Adding to the problem of recovering the original Greek manuscript from an English bible, is that most English bibles (including the more literal/form focused NASB) aren't ultra-literal. They go against the "literal" translation philosophy ALL the time. They try to work out some balance between meaning and literalness because too much literalness can cause a loss of meaning. Also they just translate "less accurately" ALL the time with no understandable reason (ALL the critical text English Bibles do this).

I think the best book to read on Bible translation philosophies is "One Bible, Many Versions" by Dave Brunn. In this book, he shows you ENDLESS cases where "so-called literal/form driven" Bibles go against this philosophy in favor of a "meaning focused" translation. All Bible translation is a balancing act between the two philosophies, in my opinion and all translators employ both.


----------



## JimmyH (Aug 22, 2015)

For a really good explanation of the vagaries of translation if you can pick up a copy of 'The Inclusive Language Debate', by D.A. Carson, it will answer your question and more. Available used on Amazon for $0.01 + shipping.


----------



## God'sElectSaint (Aug 22, 2015)

I'd say that is kind of unreasonable. No translation is actually "word for word" that would be unreadable and unnecessary. For instance just a quick look from the Gospel of John chapter 1:14, most of our bibles say "And the Word became flesh" which would most-literally be "and the Word flesh became." All bibles trade off at different spots, some more then others. I think the KJV,NKJV,NASB, and ESV are all pretty good accurate translations. I'd say use more then one of these and throw in a interlinear or Young's Lit.


----------



## VictorBravo (Aug 22, 2015)

For that matter, try translating an English version of Hugo's _Les Miserables_ back to the French.

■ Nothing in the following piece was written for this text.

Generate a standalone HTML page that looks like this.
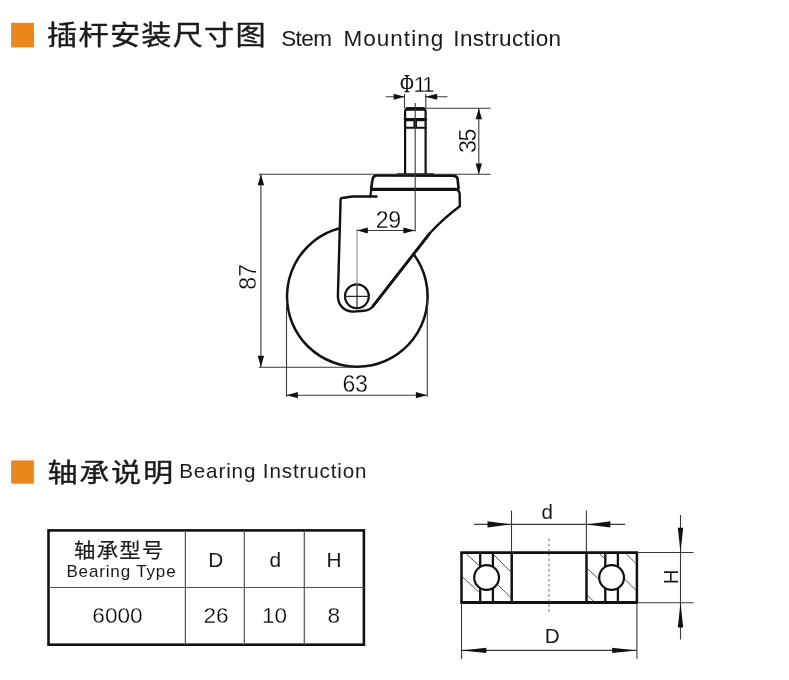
<!DOCTYPE html>
<html lang="zh">
<head>
<meta charset="utf-8">
<title>Stem Mounting Instruction</title>
<style>
html,body{margin:0;padding:0;background:#fff;}
body{width:789px;height:680px;overflow:hidden;}
svg{display:block;will-change:transform;}
text{font-family:"Liberation Sans","Noto Sans CJK SC",sans-serif;fill:#1a1a1a;}
.cjk{font-family:"Noto Sans CJK SC","Liberation Sans",sans-serif;}
.hd{stroke:#1a1a1a;stroke-width:0.42;}
.thin{stroke:#3a3a3a;stroke-width:1.1;fill:none;}
.tl{stroke:#555;stroke-width:1.2;fill:none;}
.thick{stroke:#111;fill:none;stroke-linejoin:round;stroke-linecap:round;}
.dg text{fill:#000;stroke:#fff;stroke-width:0.3;paint-order:fill stroke;}
.tb{stroke:#111;fill:none;stroke-linecap:butt;stroke-linejoin:miter;}
.arr{fill:#111;stroke:none;}
</style>
</head>
<body>
<svg width="789" height="680" viewBox="0 0 789 680">
<rect width="789" height="680" fill="#fff"/>

<!-- Heading 1 -->
<rect x="11.1" y="22.8" width="22.9" height="24.6" fill="#e9871b"/>
<text class="cjk hd" transform="translate(47.1 45) scale(1 0.89)" font-size="30.2" letter-spacing="1.2">插杆安装尺寸图</text>
<text y="46" font-size="22.5"><tspan x="281.2" letter-spacing="-0.6">Stem</tspan> <tspan x="343.4" letter-spacing="1.05">Mounting</tspan> <tspan x="453.3" letter-spacing="0.4">Instruction</tspan></text>

<!-- Caster drawing -->
<g id="caster">
  <!-- wheel -->
  <path class="thick" stroke-width="2.5" d="M339.7 228.3 A70.3 70.3 0 1 0 413.5 254.1"/>
  <!-- axle -->
  <circle class="thick" cx="356.9" cy="296.3" r="11.9" stroke-width="2.2"/>
  <!-- fork -->
  <path class="thick" stroke-width="2.4" d="M376.6 196.5 L352.2 196.5 L342 198 Q340.6 198.2 340.6 199.6 L337.9 296 C337.9 305 344 311.5 353 311.6 L364 310.7 Q369.5 310.3 372.5 306.8 L430 233 Q444 218 459.8 206.3 L459.7 194.5 Q459.7 190.5 456 189.4"/>
  <path class="thick" stroke-width="2.8" d="M373 306.2 L429.5 233.6"/>
  <path class="thick" stroke-width="2.2" d="M371.3 189 L370.4 196"/>
  <!-- plate -->
  <path class="thick" stroke-width="2.6" d="M371.3 188.5 C371.8 184 372.2 181 372.6 179.2 Q373.3 175.4 377 175.4 L452.6 175.6 Q456.5 175.6 457.5 178.3 L458.6 188.5"/>
  <path class="thick" d="M371.6 189.4 L457.5 189.4" stroke-width="3.1"/>
  <!-- stem -->
  <path class="thick" stroke-width="2.2" d="M405.1 173.6 L405.1 111.5 Q405.1 108.6 408 108.4 L422.6 108.4 Q425.6 108.6 425.6 111.5 L425.6 173.6" />
  <path class="thick" d="M407 109 L423.6 109" stroke-width="3.4"/>
  <path class="thick" d="M405.2 119.7 L425.6 119.7" stroke-width="3.2"/>
  <path class="thick" d="M405.2 127.8 L425.6 127.8" stroke-width="2.1"/>
  <path class="tb" d="M415.2 120 L415.2 127.5" stroke-width="3.6"/>
  <path class="thick" d="M398 174.7 L433 174.7" stroke-width="2.8"/>
</g>

<!-- dims caster -->
<g class="thin">
  <!-- center line -->
  <path d="M415.2 103 V231.4"/>
  <!-- phi11 -->
  <path d="M404.5 94 V108 M425.8 94 V108 M385.6 96.7 H405 M425 96.7 H447.4"/>
  <!-- 35 -->
  <path d="M426 108.3 H490.6 M258.7 174.3 H490.6 M478.8 108.5 V174.3"/>
  <!-- 87 -->
  <path d="M260.9 174.3 V367 M258.6 367.2 H353.5"/>
  <!-- 29 -->
  <path d="M357 229 V285" stroke="#8a8a8a"/><path d="M357 230.5 H415.2"/>
  <!-- 63 -->
  <path d="M286.5 300 V396.8 M427.3 300 V396.8 M286.5 395.2 H427.3"/>
  <!-- axle cross -->
  <path d="M345 296.3 H368.8 M357 284.4 V308.2" stroke="#2a2a2a" stroke-width="1.2"/>
</g>
<g class="arr">
  <path d="M404.8 96.7 l-11.2 -3 v6z"/>
  <path d="M425.3 96.7 l11.8 -3 v6z"/>
  <path d="M478.8 108.5 l-3.2 10.8 h6.4z"/>
  <path d="M478.8 174.3 l-3.2 -10.8 h6.4z"/>
  <path d="M260.9 174.3 l-3.2 11 h6.4z"/>
  <path d="M260.9 367 l-3.2 -11.3 h6.4z"/>
  <path d="M357.2 230.5 l10.6 -3 v6z"/>
  <path d="M415 230.5 l-11.6 -3 v6z"/>
  <path d="M286.6 395.2 l11.3 -3.1 v6.2z"/>
  <path d="M427.2 395.2 l-11.3 -3.1 v6.2z"/>
</g>
<text x="400.2" y="91.5" font-size="24.5" style="font-family:'Liberation Serif','DejaVu Serif',serif;fill:#111;stroke:#111;stroke-width:0.25" textLength="13.4" lengthAdjust="spacingAndGlyphs">Φ</text>
<g class="dg">
<text x="413.4" y="91.5" font-size="22.6" letter-spacing="-2.2">11</text>
<text x="388.3" y="228.1" font-size="23.1" letter-spacing="-0.4" text-anchor="middle">29</text>
<text x="355" y="391.6" font-size="23.1" letter-spacing="-0.4" text-anchor="middle">63</text>
<text transform="translate(255.9 277) rotate(-90)" font-size="23.1" letter-spacing="-0.2" text-anchor="middle">87</text>
<text transform="translate(476.1 141.4) rotate(-90)" font-size="23.1" letter-spacing="-1.2" text-anchor="middle">35</text>
</g>

<!-- Heading 2 -->
<rect x="11.1" y="460.4" width="22.8" height="23.3" fill="#e9871b"/>
<text class="cjk hd" transform="translate(47.5 482.3) scale(1 0.872)" font-size="30.2" letter-spacing="1.6">轴承说明</text>
<text x="179.2" y="477.6" font-size="20.6" letter-spacing="0.87">Bearing Instruction</text>

<!-- Table -->
<rect x="48.5" y="530.4" width="315.4" height="114.3" fill="none" stroke="#111" stroke-width="2.6"/>
<path class="tl" d="M48.5 587.5 H364 M185.4 530.4 V644.7 M244.3 530.4 V644.7 M304.3 530.4 V644.7"/>
<text class="cjk" transform="translate(74 558.2) scale(1 0.95)" font-size="21.4" letter-spacing="1.3" stroke="#1a1a1a" stroke-width="0.2">轴承型号</text>
<text x="66.4" y="576.6" font-size="17" letter-spacing="0.85">Bearing Type</text>
<text x="215.8" y="567" font-size="20.8" text-anchor="middle">D</text>
<text x="275.4" y="567" font-size="20.8" text-anchor="middle">d</text>
<text x="334.1" y="567" font-size="20.8" text-anchor="middle">H</text>
<g class="dg">
<text x="117.5" y="622.9" font-size="22.6" text-anchor="middle">6000</text>
<text x="216" y="622.9" font-size="22.6" text-anchor="middle">26</text>
<text x="274.6" y="622.9" font-size="22.6" text-anchor="middle">10</text>
<text x="333.9" y="622.9" font-size="22.6" text-anchor="middle">8</text>
</g>

<!-- Bearing drawing -->
<g id="bearing">
  <g stroke="#444" stroke-width="0.9" fill="none">
    <path d="M466.5 554.1 L479.1 565.6 M462.2 576.6 L479.1 592.3"/>
    <path d="M494 555 L510.7 571.8 M497.1 584.2 L510.7 597.4"/>
    <path d="M599.6 554.1 L604.1 557.9 M587.7 568.9 L598.6 579 M587.7 595.7 L594.3 601.9"/>
    <path d="M626.4 554.1 L635.7 563.2 M624.9 579.4 L635.7 590"/>
  </g>
  <path class="tb" d="M460.3 552.6 H638.1 M460.3 602.5 H638.1" stroke-width="2.8"/>
  <path class="tb" d="M461.5 552.6 V602.5 M511.7 552.6 V601.2 M586.5 552.6 V601.2 M636.9 552.6 V602.5" stroke-width="2.5"/>
  <path class="tb" d="M480.2 552.6 V567 M492.9 552.6 V567 M480.2 588 V602.5 M492.9 588 V602.5" stroke-width="2.3"/>
  <path class="tb" d="M605.3 552.6 V567 M617.9 552.6 V567 M605.3 588 V602.5 M617.9 588 V602.5" stroke-width="2.3"/>
  <circle class="tb" cx="486.6" cy="577.5" r="12.4" stroke-width="2.2"/>
  <circle class="tb" cx="611.6" cy="577.5" r="12.4" stroke-width="2.2"/>
</g>
<g class="thin">
  <path d="M511.5 510.6 V552 M586.4 510.6 V552 M474 524.4 H625"/>
  <path d="M461.5 603 V659 M636.9 603 V659 M461.5 650.4 H636.9"/>
  <path d="M637 552.5 H693.5 M637 602.7 H693.5 M680.5 515 V639.5"/>
  <path d="M549 538.6 V612.5" stroke="#777" stroke-dasharray="2.5 2.55"/>
</g>
<g class="arr">
  <path d="M511.5 524.4 l-24 -3.2 v6.4z"/>
  <path d="M586.4 524.4 l24 -3.2 v6.4z"/>
  <path d="M461.5 650.4 l24.8 -2.6 v5.2z"/>
  <path d="M636.9 650.4 l-24.8 -2.6 v5.2z"/>
  <path d="M680.5 552.3 l-2.7 -24.6 h5.4z"/>
  <path d="M680.5 602.6 l-2.7 24.8 h5.4z"/>
</g>
<text x="547.2" y="518.5" font-size="20.5" text-anchor="middle">d</text>
<text x="552.2" y="642.6" font-size="20.7" text-anchor="middle">D</text>
<text transform="translate(677.8 576.8) rotate(-90)" font-size="20.4" text-anchor="middle">H</text>
</svg>
</body>
</html>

You'll get the gist, if done properly, but you probably won't get Hugo.


----------



## ZackF (Aug 22, 2015)




----------



## DMcFadden (Aug 22, 2015)

What Victor said.

"Accurate" is not necessarily the same as "literal."

A "literal" translation of an idiom may yield nonsense in a receptor language. Good translations, even formal correspondence ones, are forced to reconstruct some locutions to make sense. That, in and of itself, would render such back translation projects a fool's errand. Plus, the multitude of synonyms in both languages would make it even more difficult. Take John's Gospel, for instance. When Jesus promises "another" comforter, "another" comforter would be an "accurate" translation whether the original was "allos" or "heteros"?


----------



## bookslover (Aug 23, 2015)

DMcFadden said:


> Good translations, even formal correspondence ones, are forced to reconstruct some locutions to make sense.



Exactly. All languages do the same thing, but each language does those things differently, due to differences in grammar, syntax, etc. So, as Dennis says, there is no such thing as an exact correspondence between any two languages. That, of course, is part of what makes languages so interesting.


----------



## Robert Truelove (Aug 27, 2015)

yeutter said:


> Is it unreasonable, to expect a translation that is so accurate, that one could reconstruct the original text with a high degree of accuracy, by translating the text back into Greek?



I think we could reconstruct a Greek text from a faithful translation that would retain all of the doctrines of the Christian faith so in that way we could make an "accurate" reconstruction. However, we will still lose a lot. It's essentially the same as making a translation from a translation. The further we are removed from the original language, the more we are going to lose all things else being equal. 

In the unlikely event we completely lost the Geek text, nothing would be gained by translating a translation back into Greek. We'd have better Bibles by simply translating whatever translation we thought to be the most faithful into the new receptor language. The result would be a translation only 1 step removed from the original. If we translated back into Greek and from there into another language, we'd have a translation 2 steps removed from the original, inspired text.

It is for this reason Protestants have strived to provide translations directly from the original Greek and Hebrew.


----------